When she was fifteen she took an overdose of oxazepam. She was admitted to a general hospital and was unconscious for twenty-four hours before being sent home. Subsequently she wrote to the child psychiatrist begging to be found somewhere to live away from home. A social worker from the child guidance clinic came to see her at home with the offer that she could go into an adolescent unit. She went to look round the unit and moved in the next day.
It turned out to be a disturbed childrens unit with children aged from three to sixteen years. It was supposed to be a six week assessment unit but most children had been there longer. One boy who was sixteen had been there since he was five when it was a unit for mentally handicapped children. Lynda stayed there for fifteen months. While she was at the unit she had appointments with the psychotherapist for fifteen months.

Lynda left school at sixteen with four O-levels and after a few months got a temporary full-time job as a sales assistant. She moved into a bed-sit and when she was seventeen had her son.

When she was nineteen she went to college to take A-levels in English Literature and Psychology. She applied to universities and was given an unconditional offer by a university in the Midlands. She ended up getting a D grade in English Literature and failing Psychology but moved to the midlands to study for a BSc. Hons.in Education and Psychology. She was on anti-depressants or anxiolytics most of the time that she was at university and had to withdraw from the course after two years because of her health problems. She then worked part-time as a childrens nanny for three years and took an Open University course in Personality, Development and Learning.

At the age of thirty she had a complete mental breakdown and was admitted as an emergency to a mental health unit as a voluntary patient. She was there for a month and was prescribed Prozac.

She was referred to a Community Psychiatric Nurse a few months after being discharged from hospital and he arranged for her to be prescribed an anti-psychotic.

After two years of being unable to do anything she did a part-time creative writing course to alleviate the boredom. Over the next few years she went on to do part-time voluntary work with a local MIND association, as a volunteer assistant youth worker with the education service and as a volunteer doing administration for a mental health inpatient advocacy service. During this time she had art therapy for several years. She also participated in user-involvement in the planning and development of mental health services for three years.

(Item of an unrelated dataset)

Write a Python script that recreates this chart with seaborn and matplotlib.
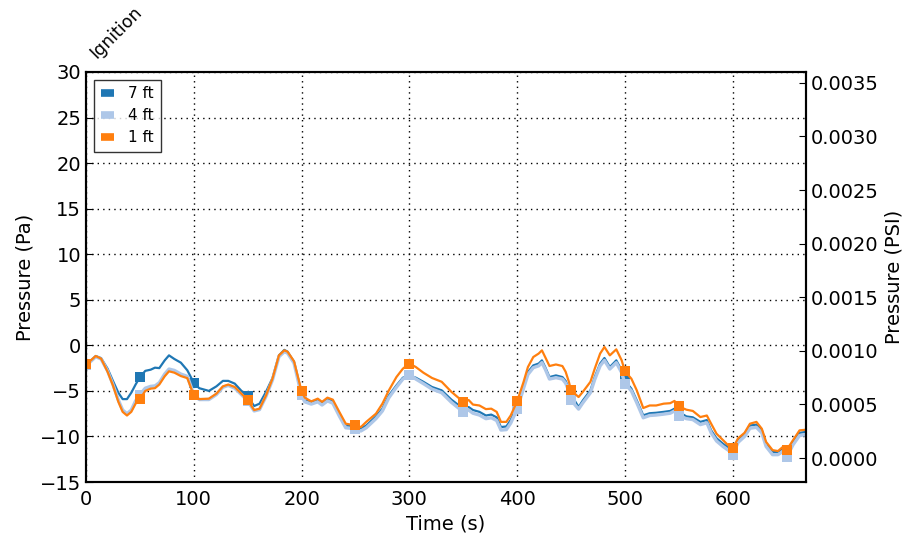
import matplotlib
matplotlib.use("Agg")
import matplotlib.pyplot as plt
from matplotlib.lines import Line2D
from matplotlib.ticker import FormatStrFormatter
import seaborn as sns
import pandas as pd
import numpy as np

time_s = [0, 5, 9, 14, 20, 25, 30, 34, 38, 42, 46, 50, 55, 60, 64, 68, 73, 77, 82, 88, 94,
          100, 105, 114, 121, 127, 132, 138, 145, 150, 156, 161, 167, 173, 179, 184, 187, 193,
          200, 203, 209, 215, 219, 224, 229, 235, 241, 250, 255, 260, 269, 275, 281, 288, 294,
          300, 306, 313, 321, 330, 339, 350, 355, 359, 365, 371, 376, 381, 385, 390, 394,
          400, 406, 410, 415, 420, 423, 426, 430, 436, 442, 445, 448, 450, 457, 461, 468, 472,
          477, 481, 486, 492, 497, 500, 506, 511, 517, 523, 529, 536, 542, 546, 550, 557, 563,
          570, 576, 580, 585, 591, 597, 600, 605, 611, 616, 622, 627, 631, 637, 642, 647, 650,
          656, 662, 668]

p_1ft = [-2.1, -1.6, -1.17, -1.46, -2.9, -4.4, -6.2, -7.3, -7.7, -7.3, -6.4, -5.9, -5.0, -4.75,
         -4.7, -4.3, -3.4, -2.85, -3.0, -3.37, -3.6,
         -5.5, -5.9, -5.85, -5.3, -4.5, -4.3, -4.57, -5.4, -6.0, -7.1, -6.95, -5.5, -3.66, -1.1,
         -0.55, -0.7, -1.75,
         -5.05, -5.74, -6.15, -5.85, -6.2, -5.74, -5.96, -7.3, -8.6, -8.78, -8.97, -8.4, -7.5,
         -6.4, -4.94, -3.48, -2.56,
         -2.0, -2.38, -3.0, -3.58, -4.0, -5.1, -6.2, -6.0, -6.5, -6.6, -7.0, -6.95, -7.3, -8.4,
         -8.4, -7.7,
         -6.15, -4.0, -2.38, -1.28, -0.9, -0.55, -1.28, -2.27, -2.1, -2.27, -2.9, -4.0, -4.94,
         -5.67, -5.1, -4.0, -2.56,
         -0.9, -0.18, -1.1, -0.44, -1.65, -2.85, -3.66, -4.94, -6.88, -6.6, -6.6, -6.4, -6.35,
         -6.1, -6.7, -7.06, -7.2,
         -7.87, -7.7, -8.6, -9.7, -10.4, -11.1, -11.3, -10.2, -9.6, -8.6, -8.4, -9.15, -10.6,
         -11.5, -11.6, -11.1, -11.5,
         -10.4, -9.33, -9.26]

p_7ft = [-2.1, -1.6, -1.17, -1.4, -2.56, -3.9, -5.2, -5.9, -5.9, -5.2, -4.3, -3.5, -2.8, -2.67,
         -2.45, -2.5, -1.65, -1.1, -1.5, -1.9, -2.74,
         -4.1, -4.7, -5.0, -4.5, -3.9, -3.9, -4.2, -5.1, -5.6, -6.66, -6.4, -5.1, -3.6, -1.1,
         -0.5, -0.7, -1.8,
         -5.2, -5.96, -6.2, -5.96, -6.3, -5.85, -6.1, -7.5, -8.8, -8.9, -9.15, -8.8, -7.8,
         -6.95, -5.5, -4.4, -3.55,
         -3.3, -3.55, -4.0, -4.57, -4.94, -5.96, -6.95, -6.77, -7.1, -7.3, -7.7, -7.6, -7.9,
         -8.97, -8.9, -8.2,
         -6.77, -4.4, -2.93, -2.2, -2.0, -1.65, -2.38, -3.48, -3.3, -3.48, -3.9, -4.75, -5.4,
         -6.77, -6.04, -4.94, -3.48,
         -2.0, -1.39, -2.38, -1.65, -2.74, -3.9, -4.75, -6.04, -7.68, -7.45, -7.4, -7.3, -7.2,
         -6.95, -7.3, -7.8, -7.9,
         -8.4, -8.2, -9.33, -10.2, -10.8, -11.3, -11.5, -10.35, -9.7, -8.8, -8.7, -9.3, -10.8,
         -11.7, -11.7, -11.3, -11.7,
         -10.6, -9.6, -9.5]

p_4ft = [-2.2, -1.7, -1.25, -1.5, -2.8, -4.3, -6.0, -7.1, -7.5, -7.1, -6.1, -5.4, -4.7, -4.5,
         -4.45, -4.1, -3.15, -2.6, -2.75, -3.15, -3.4,
         -5.4, -5.95, -5.95, -5.4, -4.6, -4.4, -4.7, -5.5, -6.1, -7.2, -7.05, -5.6, -3.8, -1.25,
         -0.7, -0.85, -1.95,
         -5.5, -6.2, -6.45, -6.2, -6.55, -6.1, -6.35, -7.75, -9.05, -9.15, -9.4, -9.05, -8.05,
         -7.2, -5.75, -4.6, -3.7,
         -3.2, -3.7, -4.2, -4.8, -5.2, -6.25, -7.3, -7.1, -7.45, -7.65, -8.05, -7.95, -8.25,
         -9.3, -9.25, -8.55,
         -7.0, -4.7, -3.2, -2.45, -2.25, -1.9, -2.6, -3.7, -3.55, -3.7, -4.15, -5.0, -6.0,
         -7.0, -6.3, -5.2, -3.75,
         -2.25, -1.65, -2.6, -1.9, -3.0, -4.2, -5.0, -6.3, -7.95, -7.7, -7.65, -7.55, -7.45,
         -7.2, -7.7, -8.05, -8.15,
         -8.7, -8.5, -9.6, -10.5, -11.1, -11.6, -12.0, -10.65, -10.0, -9.1, -9.0, -9.6, -11.1,
         -12.0, -12.0, -11.6, -12.3,
         -10.9, -9.9, -9.8]

series_labels = ["7 ft", "4 ft", "1 ft"]
series_colors = ["#1f77b4", "#aec7e8", "#ff7f0e"]

df = pd.DataFrame({"Time": time_s, "7 ft": p_7ft, "4 ft": p_4ft, "1 ft": p_1ft})
marker_idx = [i for i, t in enumerate(time_s) if t % 50 == 0]

sns.set_style("white")
plt.rcParams["font.family"] = ["DejaVu Sans"]
plt.rcParams["font.size"] = 14
for key in ["text.color", "axes.labelcolor", "xtick.color", "ytick.color", "axes.edgecolor"]:
    plt.rcParams[key] = "black"

fig = plt.figure(figsize=(9.13, 5.36), dpi=100)
ax = fig.add_axes([0.0942, 0.1007, 0.7886, 0.765])

widths = {"7 ft": 1.6, "4 ft": 2.4, "1 ft": 1.6}
for lab, col in zip(series_labels, series_colors):
    sns.lineplot(data=df, x="Time", y=lab, ax=ax, color=col, linewidth=widths[lab],
                 marker="s", markersize=6.5, markeredgewidth=0, markevery=marker_idx,
                 legend=False)

ax.set_xlim(0, 668)
ax.set_ylim(-15, 30)
ax.set_yticks(np.arange(-15, 31, 5))
ax.set_xticks(np.arange(0, 601, 100))
ax.set_xlabel("Time (s)", fontsize=14)
ax.set_ylabel("Pressure (Pa)", fontsize=14)
ax.grid(True, color="black", linestyle=(0, (1, 3)), linewidth=1.0)
ax.tick_params(direction="in", length=5, labelsize=14, color="black", labelcolor="black")
ax.tick_params(axis="x", pad=6)
for sp in ax.spines.values():
    sp.set_color("black")
    sp.set_linewidth(1.5)

ax2 = ax.twinx()
ax2.set_ylim(-0.000224, 0.003601)
ax2.set_yticks(np.arange(0, 0.00351, 0.0005))
ax2.yaxis.set_major_formatter(FormatStrFormatter("%.4f"))
ax2.tick_params(direction="in", length=5, labelsize=14, color="black", labelcolor="black")
ax2.set_ylabel("Pressure (PSI)", fontsize=14, color="black")
for sp in ax2.spines.values():
    sp.set_color("black")
    sp.set_linewidth(1.5)

ax.text(0.2, 31.1, "Ignition", rotation=45, fontsize=12.5, ha="left", va="bottom",
        color="black", transform=ax.transData)

handles = [Line2D([0], [0], color=c, linewidth=5.5, solid_capstyle="butt") for c in series_colors]
leg = ax.legend(handles, series_labels, loc="upper left", fontsize=11,
                handlelength=0.9, handletextpad=0.9, borderpad=0.45,
                labelspacing=0.45, borderaxespad=0.5, fancybox=False, frameon=True)
leg.get_frame().set_edgecolor("black")
leg.get_frame().set_linewidth(1.0)
for t in leg.get_texts():
    t.set_color("black")

fig.savefig("out.png", dpi=100)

She gave up doing voluntary work and participating in user-involvement because she grew frustrated with them and because of the difficulty of attending reliably due to her sleep disorder. However, she continued writing. She has written short stories but Dreams of Death is her first novel.
Lynda wrote this novel for several reasons. She is not confident about talking, and writing enabled her to express some things about her own experience of mental illness and the mental health system and the experiences of other people she knew. She wanted to produce something that was more realistic and a counterbalance to the psycho on the loose type of material prevalent in the media and entertainment; and she wanted to write something that would raise awareness and insight into mental illness and the mental health system in an accessible and entertaining way.

In about 2000 her GP stopped her anti-psychotic medication and a year later suffering from delusions she took an overdose of paracetamol that led to her being admitted to a specialist liver unit and then spending two months in a mental health unit.

Lynda has not been in hospital since. Over the years she was in the mental health system she experienced most types of mental health services but has given up on these and continues just on medication from her GP. She remains unable to work in mainstream employment because of her sleep disorder and mental health problems but she continues to write when she has the motivation and concentration. She has already started writing a childhood memoir and aims to continue writing for as long as possible.